*SET PROBLEM*
Leave out the pictures, and retype only the lines from the beginning of the material through the line that contains "86, 82, 66]", including both.

-------- DATA LINES

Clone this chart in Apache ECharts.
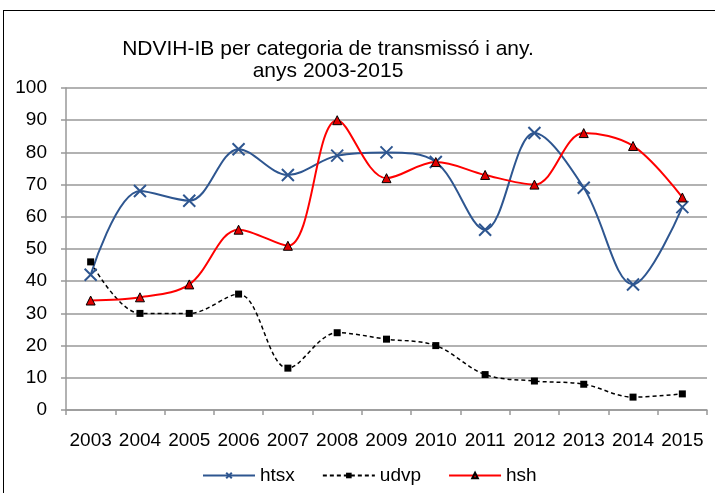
<!DOCTYPE html>
<html>
<head>
<meta charset="utf-8">
<script src="https://cdn.jsdelivr.net/npm/echarts@6/dist/echarts.min.js"></script>
<style>
  html, body { margin: 0; padding: 0; background: #fff; }
  #frame { position: absolute; left: 3px; top: 10px; width: 720px; height: 490px; border: 1px solid #000; box-sizing: border-box; }
  #chart { position: absolute; left: 0; top: 0; width: 715px; height: 493px; }
</style>
</head>
<body>
<div id="frame"></div>
<div id="chart"></div>
<script>
const years = ['2003', '2004', '2005', '2006', '2007', '2008', '2009', '2010', '2011', '2012', '2013', '2014', '2015']
const htsx = [42, 68, 65, 81, 73, 79, 80, 77, 56, 86, 69, 39, 63]
const udvp = [46, 30, 30, 36, 13, 24, 22, 20, 11, 9, 8, 4, 5]
const hsh = [34, 35, 39, 56, 51, 90, 72, 77, 73, 70, 86, 82, 66]

const font = 'Liberation Sans, Arial, sans-serif'
const crossPath = 'path://M0,0L10,10M10,0L0,10'

const chart = echarts.init(document.getElementById('chart'))
chart.setOption({
  animation: false,
  title: {
    text: 'NDVIH-IB per categoria de transmissó i any.\nanys 2003-2015',
    left: 323,
    top: 33,
    textAlign: 'center',
    textStyle: {
      fontFamily: font,
      fontSize: 21,
      fontWeight: 'normal',
      color: '#000',
      lineHeight: 22
    }
  },
  legend: {
    top: 461,
    left: 197,
    itemWidth: 52,
    itemHeight: 7,
    itemGap: 27,
    textStyle: { fontFamily: font, fontSize: 19, color: '#000', padding: [0, 0, 0, 0] },
    data: ['htsx', 'udvp', 'hsh']
  },
  grid: {
    left: 66,
    right: 8,
    top: 88,
    bottom: 83
  },
  xAxis: {
    type: 'category',
    data: years,
    boundaryGap: true,
    axisLine: { lineStyle: { color: '#999', width: 1.5 } },
    axisTick: { show: true, length: 5, interval: 0, lineStyle: { color: '#999', width: 1.5 } },
    axisLabel: { fontFamily: font, fontSize: 19, color: '#000', margin: 21, interval: 0 }
  },
  yAxis: {
    type: 'value',
    min: 0,
    max: 100,
    interval: 10,
    axisLine: { show: true, lineStyle: { color: '#999', width: 1.5 } },
    axisTick: { show: true, length: 5, lineStyle: { color: '#999', width: 1.5 } },
    axisLabel: { fontFamily: font, fontSize: 19, color: '#000', margin: 19 },
    splitLine: { lineStyle: { color: '#999', width: 1.5 } }
  },
  series: [
    {
      name: 'htsx',
      type: 'line',
      data: htsx,
      smooth: 0.35,
      symbol: crossPath,
      symbolSize: 12,
      lineStyle: { color: '#2E5690', width: 2 },
      itemStyle: { color: '#2E5690', borderColor: '#2E5690', borderWidth: 2 }
    },
    {
      name: 'udvp',
      type: 'line',
      data: udvp,
      smooth: 0.35,
      symbol: 'rect',
      symbolSize: 7,
      lineStyle: { color: '#000', width: 1.5, type: [4, 3] },
      itemStyle: { color: '#000' }
    },
    {
      name: 'hsh',
      type: 'line',
      data: hsh,
      smooth: 0.35,
      symbol: 'triangle',
      symbolSize: 9,
      lineStyle: { color: '#FF0000', width: 2 },
      itemStyle: { color: '#E00000', borderColor: '#000', borderWidth: 1 }
    }
  ]
})
</script>
</body>
</html>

----------------

*COMPLETE ANSWER*
Clone this chart in Apache ECharts.
<!DOCTYPE html>
<html>
<head>
<meta charset="utf-8">
<script src="https://cdn.jsdelivr.net/npm/echarts@6/dist/echarts.min.js"></script>
<style>
  html, body { margin: 0; padding: 0; background: #fff; }
  #frame { position: absolute; left: 3px; top: 10px; width: 720px; height: 490px; border: 1px solid #000; box-sizing: border-box; }
  #chart { position: absolute; left: 0; top: 0; width: 715px; height: 493px; }
</style>
</head>
<body>
<div id="frame"></div>
<div id="chart"></div>
<script>
const years = ['2003', '2004', '2005', '2006', '2007', '2008', '2009', '2010', '2011', '2012', '2013', '2014', '2015']
const htsx = [42, 68, 65, 81, 73, 79, 80, 77, 56, 86, 69, 39, 63]
const udvp = [46, 30, 30, 36, 13, 24, 22, 20, 11, 9, 8, 4, 5]
const hsh = [34, 35, 39, 56, 51, 90, 72, 77, 73, 70, 86, 82, 66]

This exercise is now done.